Well, Eliot said that Prufrock was both himself and someone else,
someone older (he wrote it when he was very young). But I do not see his
doubles (of which there are many) simply as personae, though, in the
sense that he presents himself as doubled in the form of various
narrators, I see them as many aspects of self which he experienced, and
in the case of Prufrock two aspects of himself--or, if you choose, the
"narrator" as dual.

As to the second question, no.

But I think the whole issue is very complex, and I would have to repeat
the essay to make it clear and convincing--which I think it is. So I can
only suggest you read it. The first or second note lists a series of
ways the "you and I" has been read with key scholars who did. It's
obviously selective: it has been a topic since the poem was published.

>>> DIana Manister 01/31/10 5:31 PM >>>
Nancy you say two selves or personae of the poet; I take that to mean
the poem's narrator, correct?

Do you see "talk of you and me" as referring to a third "you"?



Sent from my iPod

On Jan 31, 2010, at 4:07 PM, Nancy Gish <[log in to unmask]> wrote:

I think you're probably right, but I also think Eliot especially found
too much reality more than he could bear.

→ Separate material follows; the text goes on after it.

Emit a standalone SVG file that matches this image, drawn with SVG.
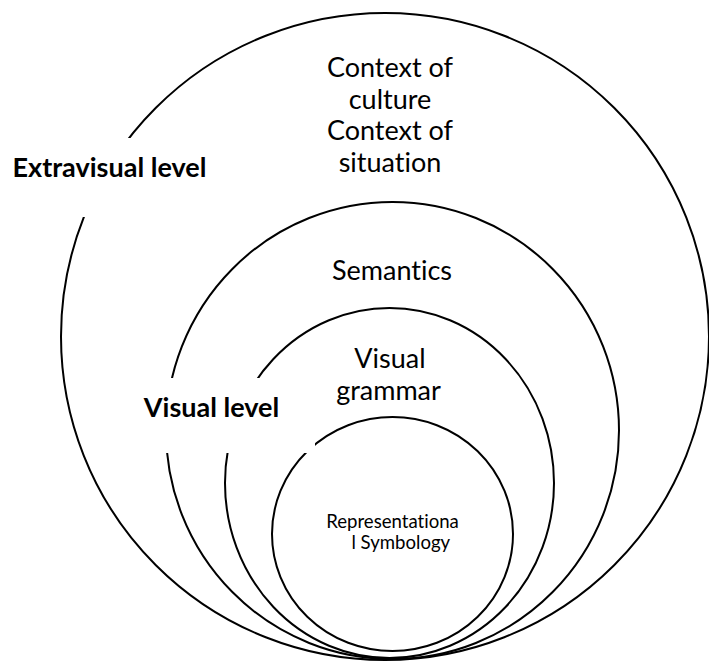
<svg xmlns="http://www.w3.org/2000/svg" width="709" height="662" viewBox="0 0 709 662">
  <style>
    text { font-family: Lato, "Open Sans", "Liberation Sans", sans-serif; fill: #000; text-anchor: middle; font-variant-ligatures: none; }
    .ring { fill: none; stroke: #000; stroke-width: 2; }
    .mask { fill: #fff; stroke: none; }
    .lbl { font-size: 27px; }
    .lvl { font-size: 27px; font-weight: bold; }
    .small { font-size: 18.6px; }
  </style>
  <rect width="709" height="662" fill="#fff"/>

  <!-- nested levels, all touching at the bottom -->
  <g id="extravisual-ring">
    <ellipse class="ring" cx="385" cy="336.5" rx="324" ry="323.5"/>
  </g>
  <g id="semantics-ring">
    <ellipse class="ring" cx="392.5" cy="430.5" rx="226.5" ry="228.5"/>
  </g>
  <g id="grammar-ring">
    <ellipse class="ring" cx="389.5" cy="483" rx="164.5" ry="175"/>
  </g>
  <g id="symbology-ring">
    <ellipse class="ring" cx="392.5" cy="534" rx="120.5" ry="117"/>
  </g>

  <!-- level captions sit on white boxes that break the rings -->
  <g id="extravisual-level">
    <rect class="mask" x="4" y="138" width="210" height="79"/>
    <text class="lvl" x="109.5" y="177">Extravisual level</text>
  </g>
  <g id="visual-level">
    <rect class="mask" x="140" y="378" width="175" height="75"/>
    <text class="lvl" x="211.5" y="417">Visual level</text>
  </g>

  <g id="context">
    <text class="lbl" x="390" y="77">Context of</text>
    <text class="lbl" x="390" y="108.5">culture</text>
    <text class="lbl" x="390" y="140">Context of</text>
    <text class="lbl" x="390" y="171.5">situation</text>
  </g>
  <g id="semantics">
    <text class="lbl" x="392" y="280">Semantics</text>
  </g>
  <g id="visual-grammar">
    <text class="lbl" x="390" y="368">Visual</text>
    <text class="lbl" x="388.5" y="400">grammar</text>
  </g>
  <g id="representational-symbology">
    <text class="small" x="392.5" y="527.5">Representationa</text>
    <text class="small" x="400.8" y="549">l Symbology</text>
  </g>
</svg>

His generalization assumes
that his own conception of "reality" is Truth. I think a great deal can
be borne if one sees it as a more complicated mixture of sensual and
emotional joy and beauty as well, clearly, as horror. And I don't,
obviously, mean his concept of a joy beyond sensual joy as the only
possibility. Ironically, his early poetry, full of yearning and desire
for just that, seems never to have been something of a world he
discovered until perhaps in his last few years.

>>> David Boyd 01/31/10 3:32 PM >>>
'('We') humankind cannot bear much reality' maybe illuminates the
personae involved here ??.



On Sun, Jan 31, 2010 at 1:36 AM, Nancy Gish <[log in to unmask]> wrote:

Dear Tom,

I've been out of town, so there are no doubt many responses to this
already. But Eliot himself gave different answers to the question. I've
written about it several times, but the most recent, and the one I stand
by because of all the research behind it, is the discussion in my
article in T. S. Eliot and Gender, Desire, and Sexuality (Cambridge,

It has been read in many, many ways, but I think it is two personae or
selves of the poet; in a 1962 interview Eliot says pretty much that.

>>> Tom Colket 01/24/10 11:53 AM >>>
In Eliot's "Prufrock" there are numerous places where the narrator
addresses or refers to another person, a "you" or a "we". My question
is: Is the narrator referring to one specific person (i.e., the same
person) in all these lines, or is more than one single individual
being referenced?

Here are the six references (among all Prufrock lines with "you/your"
or "we/us/our") that I'm particularly interested in:

1) "Let us go then, you and I . . . Let us go and make our visit."

2) "And indeed there will be time . . . Time for you and time for me"

3) "And the afternoon, the evening, sleeps so peacefully! . . .
Stretched on the floor, here beside you and me."

4) "And would it have been worth it, after all, . . . Among the
porcelain, among some talk of you and me,"

5) "Would it have been worth while,. . . To say, 'I am Lazarus, come
from the dead,/Come back to tell you all, I shall tell you all' "

6) "We have lingered in the chambers of the sea/By sea-girls wreathed
with seaweed red and brown/Till human voices wake us, and we drown."